I had walked onto the tiny balcony before going to bed and though I tried, I could not see it. But after sleeping a couple of hours and again looking, I saw that directly in my line of vision was a splendid body of water: The Sea of Galilee. The early morning sun slanted over the broad watery surface, a long arm of sheen shimmering in the gossamer fog, and I called Jerry to come look, and I called Steve to thank him for arranging our room with such a view.

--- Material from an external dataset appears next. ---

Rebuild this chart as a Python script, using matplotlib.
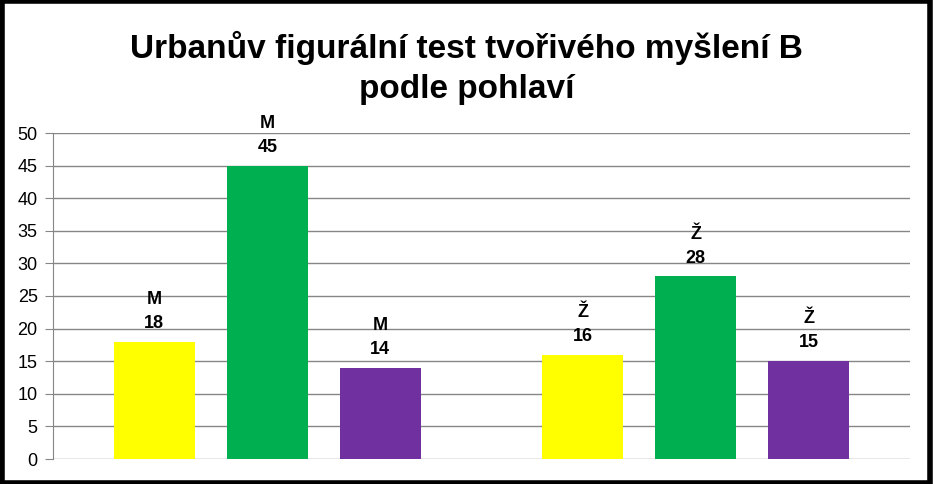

Caesar was the name of the hotel, its dining room was large and beautiful, featuring a great buffet for our breakfast. Freshly baked bread was mounded near one end of the food presentation, close to the coffee bar where we chose Americano style, which was strong and delicious. Lots of fruit, several varieties of eggs, cereal, pancakes . . . After selecting our food, we seated ourselves on a large veranda overlooking the sea, ate the food, visited with our friends and family, were introduced to some who would become new friends . . .and reveled in the understanding that we were gazing at the body of water where Jesus and his men sailed, where they tangled around with nets, and where Peter took a sea course in walking; where lessons were taught and where storms were conquered.
In a line we walked down to board our boat. We sang. We prayed. We viewed the city of Tiberias sketched against the sky. I tried to take it in, but found it hard: Jesus, a human being, my Savior, my redeemer did as we are doing, heard the same sounds, felt the sway of the boat, and watched as fishers cast out their net.
Before nightfall, we ate “Peter’s Fish” on a wide sprawling lawn that led down to the sea, traveled to Caesarea, and into the icy water that flows from Mount Hermon and that eventually contributes to the Jordan River, I dipped a foot.